**Exercise:**
Take the lines from the head of the listing through the one bearing "import plotly.graph_objects as go" and copy them exactly, leaving every picture out.

**Dataset section:**
** begin **
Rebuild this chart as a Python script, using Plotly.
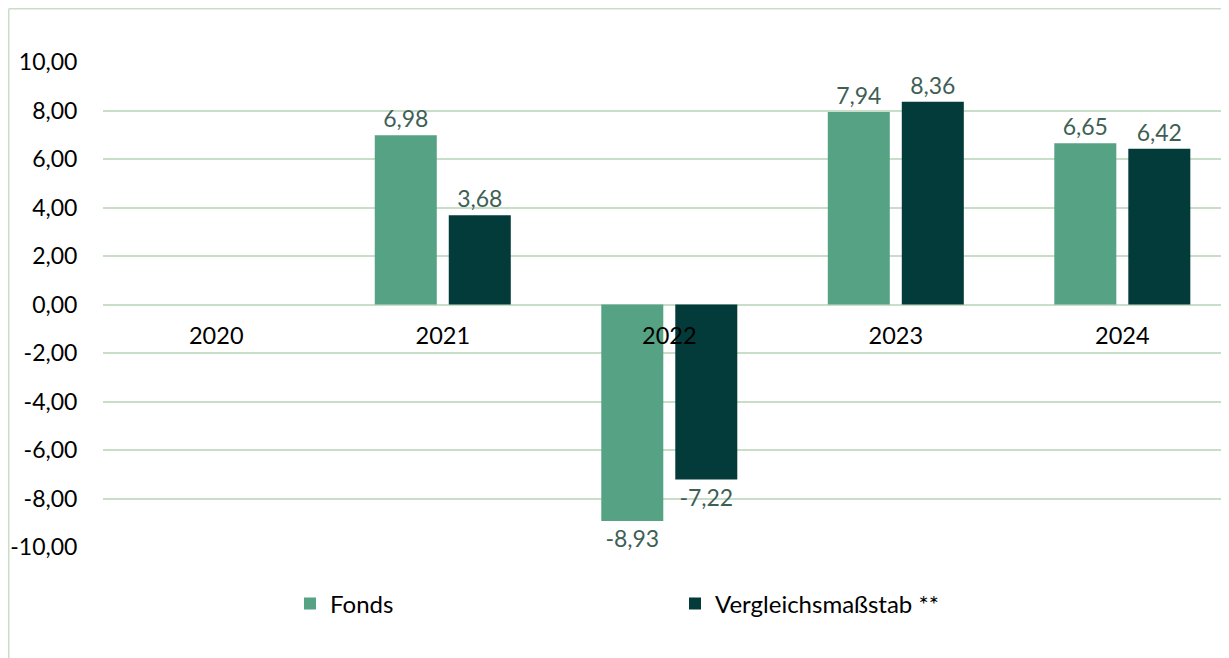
import plotly.graph_objects as go

years = ["2020", "2021", "2022", "2023", "2024"]
fonds = [None, 6.98, -8.93, 7.94, 6.65]
vergleich = [None, 3.68, -7.22, 8.36, 6.42]
series_names = ["Fonds", "Vergleichsmaßstab **"]
tick_vals = [-10, -8, -6, -4, -2, 0, 2, 4, 6, 8, 10]
tick_text = ["-10,00", "-8,00", "-6,00", "-4,00", "-2,00", "0,00", "2,00", "4,00", "6,00", "8,00", "10,00"]

def fmt(v):
    return "" if v is None else f"{v:.2f}".replace(".", ",")

FONT = "Lato, 'Open Sans', sans-serif"
GRID = "#C9DEC9"
LABEL_COLOR = "#3E5F55"

fig = go.Figure()
for name, vals, color in [(series_names[0], fonds, "#55A285"), (series_names[1], vergleich, "#033B3A")]:
    fig.add_trace(go.Bar(
        x=years, y=vals, name=name,
        marker=dict(color=color, line=dict(width=0)),
        text=[fmt(v) for v in vals], textposition="outside",
        textfont=dict(family=FONT, size=23, color=LABEL_COLOR),
        cliponaxis=False,
    ))

# page has an 8px body margin; figure coordinates are page coordinates minus 8
W, H = 1221, 650
L, T, B = 95, 54, 111
PH = H - T - B
PW = W - L
fig.update_layout(
    width=W, height=H,
    margin=dict(l=L, r=0, t=T, b=B, pad=0),
    paper_bgcolor="white", plot_bgcolor="white",
    barmode="group", bargap=0.3466, bargroupgap=0.162,
    font=dict(family=FONT, size=23, color="black"),
    showlegend=True,
    legend=dict(orientation="h", x=(282 - L) / PW, xanchor="left",
                y=-(596 - (H - B)) / PH, yanchor="middle",
                font=dict(family=FONT, size=24, color="black"),
                entrywidth=340, entrywidthmode="pixels",
                itemwidth=30, tracegroupgap=0),
    xaxis=dict(range=[-0.5, 4.471], anchor="free", position=0.5,
               showline=False, showgrid=False, zeroline=False,
               ticks="outside", ticklen=10, tickcolor="rgba(0,0,0,0)",
               tickfont=dict(family=FONT, size=23.5, color="black"),
               layer="above traces", fixedrange=True),
    yaxis=dict(range=[-10, 10], tickvals=tick_vals, ticktext=tick_text,
               showgrid=True, gridcolor=GRID, gridwidth=1.5,
               zeroline=True, zerolinecolor=GRID, zerolinewidth=1.5,
               showline=False, ticks="outside", ticklen=20, tickcolor="rgba(0,0,0,0)",
               tickfont=dict(family=FONT, size=23, color="black"), fixedrange=True),
    shapes=[
        dict(type="line", xref="paper", yref="paper",
             x0=(0.75 - L) / PW, x1=1.0,
             y0=(H - B - 0.75) / PH, y1=(H - B - 0.75) / PH,
             line=dict(color=GRID, width=1.5)),
        dict(type="line", xref="paper", yref="paper",
             x0=(0.75 - L) / PW, x1=(0.75 - L) / PW,
             y0=-B / PH, y1=(H - B - 0.75) / PH,
             line=dict(color=GRID, width=1.5)),
    ],
)

fig.write_html("out.html", config={"displayModeBar": False})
** end **
**Full solution:**
Rebuild this chart as a Python script, using Plotly.
import plotly.graph_objects as go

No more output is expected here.